Beef Carbonnade Recipe

Beef Carbonnade Recipe
Staff Writer
Beef  Cubes


Beef Cubes

This is Chef Wiedmaier’s take on a traditional beef carbonnade, a Belgian sweet-sour beef and onion stew typically made with beer, and seasoned with thyme and bay leaves. At his restaurant, Wiedmaier uses Antigoon, his own beer that is custom brewed for him and available at his restaurants (Brasserie Beck, Brabo and more).


  • 1 pound top round of beef, cubed
  • Salt and pepper
  • Flour, for dusting
  • ¼ cup clarified butter
  • ½ cup applewood-smoked bacon
  • 2 carrots peeled and cubed
  • 1 large yellow onion, largely diced
  • 15 pearl onions
  • 5 cloves garlic, chopped finely
  • 1 tablespoon fresh thyme leaves
  • 1 bottle Kasteel beer
  • 1 bottle Chimay red beer
  • ½ bottle Cabernet Sauvignon
  • 2 cup reduced veal stock (or beef stock)
  • 1 pound cremini or button mushrooms, cleaned with stems on
  • 2 tablespoons butter
  • 1 tablespoon Dijon mustard
  • 2 tablespoons butter
  • One bunch fresh parsley, chopped finely, for garnish
  • 1 package egg noodles, cooked according to package instructions


Season meat salt and pepper, dust in flour lightly. Add clarified butter to a large pot over medium-high heat and sear off meat. Remove meat and add bacon, carrots, yellow onions, pearl onion, garlic and thyme, lowering the heat to medium, and cook until golden brown and tender. Add ½ bottle of Kasteel, ½ bottle Chimay and reduce down to half. Add wine and meat and cook down by half. Add stock and cook until meat is very tender. Add mushrooms, butter and mustard. Cook noodles per instructions.

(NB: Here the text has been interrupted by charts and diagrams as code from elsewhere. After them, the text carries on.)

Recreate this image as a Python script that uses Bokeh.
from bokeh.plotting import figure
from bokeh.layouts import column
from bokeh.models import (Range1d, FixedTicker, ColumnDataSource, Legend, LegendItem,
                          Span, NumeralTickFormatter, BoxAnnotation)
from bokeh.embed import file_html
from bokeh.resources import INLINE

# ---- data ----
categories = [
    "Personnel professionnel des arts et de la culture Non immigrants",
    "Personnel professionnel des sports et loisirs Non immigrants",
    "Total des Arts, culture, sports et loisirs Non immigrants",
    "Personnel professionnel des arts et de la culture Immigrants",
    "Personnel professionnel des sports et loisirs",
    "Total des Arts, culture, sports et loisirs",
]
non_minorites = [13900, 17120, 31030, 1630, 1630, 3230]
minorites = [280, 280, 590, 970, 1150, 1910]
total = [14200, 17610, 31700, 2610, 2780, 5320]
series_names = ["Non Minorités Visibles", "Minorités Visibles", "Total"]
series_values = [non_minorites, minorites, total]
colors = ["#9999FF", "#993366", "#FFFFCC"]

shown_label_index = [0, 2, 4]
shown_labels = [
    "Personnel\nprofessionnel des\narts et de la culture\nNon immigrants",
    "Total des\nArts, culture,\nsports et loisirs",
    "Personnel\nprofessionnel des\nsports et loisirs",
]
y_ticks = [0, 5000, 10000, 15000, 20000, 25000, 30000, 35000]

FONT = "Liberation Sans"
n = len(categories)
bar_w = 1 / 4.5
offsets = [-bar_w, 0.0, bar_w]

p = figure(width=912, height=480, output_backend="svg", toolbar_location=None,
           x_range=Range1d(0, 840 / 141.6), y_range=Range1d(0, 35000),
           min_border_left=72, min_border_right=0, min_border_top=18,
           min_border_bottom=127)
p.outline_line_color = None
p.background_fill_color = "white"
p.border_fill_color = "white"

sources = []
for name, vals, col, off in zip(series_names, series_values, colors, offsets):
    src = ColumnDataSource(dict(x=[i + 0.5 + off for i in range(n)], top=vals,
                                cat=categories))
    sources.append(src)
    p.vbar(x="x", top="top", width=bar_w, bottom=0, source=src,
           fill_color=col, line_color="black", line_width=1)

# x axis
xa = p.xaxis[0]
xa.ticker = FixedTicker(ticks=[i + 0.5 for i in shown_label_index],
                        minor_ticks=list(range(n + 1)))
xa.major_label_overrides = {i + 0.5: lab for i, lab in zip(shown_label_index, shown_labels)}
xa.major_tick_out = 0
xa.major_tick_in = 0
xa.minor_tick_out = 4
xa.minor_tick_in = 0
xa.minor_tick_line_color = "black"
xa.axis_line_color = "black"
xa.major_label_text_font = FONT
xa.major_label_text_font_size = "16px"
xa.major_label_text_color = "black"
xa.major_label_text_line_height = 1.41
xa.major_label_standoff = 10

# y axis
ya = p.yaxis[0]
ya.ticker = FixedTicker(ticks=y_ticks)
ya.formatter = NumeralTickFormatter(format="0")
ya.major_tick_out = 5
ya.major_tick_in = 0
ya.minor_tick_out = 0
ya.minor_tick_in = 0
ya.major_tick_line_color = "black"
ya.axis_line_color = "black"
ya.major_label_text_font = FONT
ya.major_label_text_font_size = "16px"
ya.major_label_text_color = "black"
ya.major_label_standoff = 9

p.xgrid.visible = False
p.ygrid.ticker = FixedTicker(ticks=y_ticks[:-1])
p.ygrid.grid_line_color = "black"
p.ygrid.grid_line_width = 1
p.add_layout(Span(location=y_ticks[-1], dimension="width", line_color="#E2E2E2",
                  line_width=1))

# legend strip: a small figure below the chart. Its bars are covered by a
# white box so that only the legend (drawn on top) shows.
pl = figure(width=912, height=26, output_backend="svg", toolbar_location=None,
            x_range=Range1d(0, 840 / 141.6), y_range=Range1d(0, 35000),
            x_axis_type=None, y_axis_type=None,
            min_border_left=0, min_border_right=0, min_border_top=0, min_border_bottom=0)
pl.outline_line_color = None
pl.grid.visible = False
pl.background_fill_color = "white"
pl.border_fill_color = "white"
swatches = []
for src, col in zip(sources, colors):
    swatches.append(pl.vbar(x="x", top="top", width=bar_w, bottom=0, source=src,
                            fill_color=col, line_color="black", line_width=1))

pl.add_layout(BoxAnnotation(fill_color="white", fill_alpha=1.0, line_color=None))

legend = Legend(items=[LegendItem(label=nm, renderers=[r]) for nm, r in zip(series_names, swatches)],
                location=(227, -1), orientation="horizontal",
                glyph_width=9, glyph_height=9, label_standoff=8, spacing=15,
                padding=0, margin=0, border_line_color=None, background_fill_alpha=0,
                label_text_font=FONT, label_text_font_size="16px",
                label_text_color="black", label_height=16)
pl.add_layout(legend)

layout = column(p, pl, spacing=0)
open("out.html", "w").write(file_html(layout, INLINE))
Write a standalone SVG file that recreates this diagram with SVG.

Place noodles in a large rimmed soup bowl. Spoon meat and vegetables over noodles and garnish with parsley. Serve with hot crusty bread and good ale.

Beef Shopping Tip

Most cattle are fed a diet of grass until they are sent to a feedlot – where they are finished on corn. When possible, choose beef from cattle that are “100% grass fed” - it will be more expensive, but better for your health.

Beef Cooking Tip

The method used to cook beef is dependent on the cut. Cuts that are more tender, like filet mignon, should be cooked for a relatively short amount of time over high heat by grilling or sautéing. While less tender cuts, like brisket and short ribs, should be cooked for a longer time with lower heat by braising or stewing.